Appellants assert that the trial court's holding was incorrect as contradicting Morrison v. Spears, 298 Pa.Superior Ct. 521, 445 A.2d 110 (1982). In that case, this court, following both of the above-quoted rules, affirmed a trial court's transfer of venue from Philadelphia to Montgomery County, the location of the political subdivision defendant, the Borough of Lansdale, even though the Commonwealth was also a party defendant. However, in that case, no prior determination of proper venue as to the Commonwealth had been made. As the trial court held, this fact distinguishes Morrison v. Spears, from the instant situation.

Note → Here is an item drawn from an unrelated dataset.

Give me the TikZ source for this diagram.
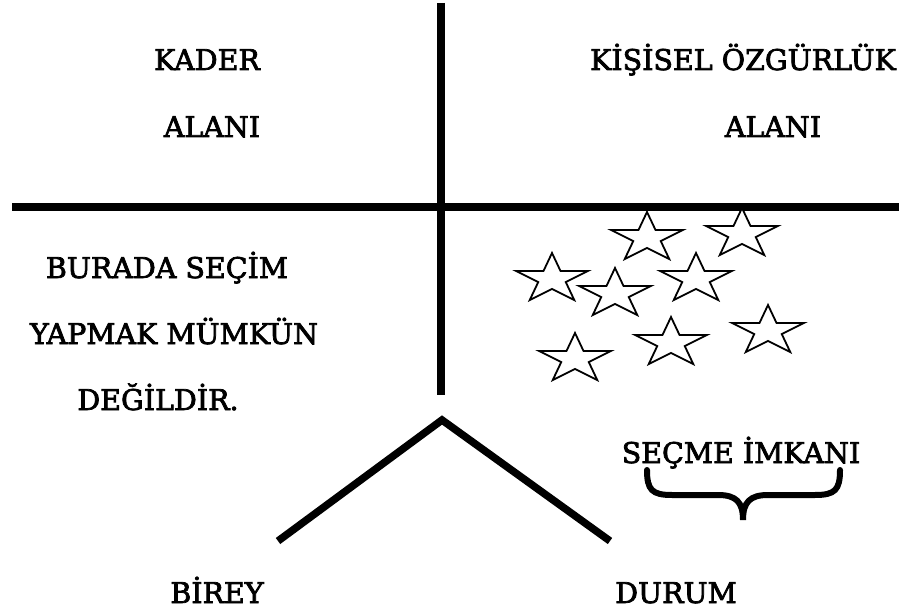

Appellants also argue that the trial court erred under the doctrine of forum non conveniens. Pa.R.C.P. 1006(d). A court looks to the interests of the litigants in deciding whether to transfer venue under this doctrine including
relative ease of access to the sources of proof; the availability of compulsory process for the attendance of unwilling witnesses; the cost of obtaining the attendance of willing witnesses; the possible need for a view of the premises . . .; and all other practical problems that make trial of a case expeditious and inexpensive. Daugherty v. Inland Tugs Company, 240 Pa.Superior Ct. 527, 530, 359 A.2d 465, 466 (1976) in Fox v. Pennsylvania Power and *158 Light Co., 315 Pa.Superior Ct. 79, 81-2, 461 A.2d 805, 806 (1983).
Applying these considerations to the instant case, unlike the situation in Fox, supra, no single county emerges as the convenient forum. While the accident did occur in Lancaster County, and appellants' fact witnesses are present there, various other counties also have ties to the instant litigation. For example, the injured plaintiff resides in Bucks County, other fact witnesses are residents of at least five other counties and two states, and the treating physicians practice in Philadelphia and two surrounding counties. In light of these circumstances, we cannot hold that the trial court abused its discretion in refusing to transfer the case from the plaintiffs' choice of forum, which is entitled to weighty consideration and should not be disturbed lightly. Walker v. The Ohio River Company, 416 Pa. 149, 152, 205 A.2d 43, 45 (1964).
For the above reasons, the order of the trial court is affirmed.
NOTES
[1] In our discretion we have chosen to review this case, although jurisdiction also resides in the Commonwealth Court. Schultz v. City of Philadelphia, 314 Pa.Superior Ct. 194, 460 A.2d 833 (1983).
[2] We are not persuaded by appellees' contention that appellants lost the opportunity to challenge venue in this case when they failed to join in the Commonwealth's initial opposition thereto. They have cited us to no authority, nor are we able to find any supporting their position.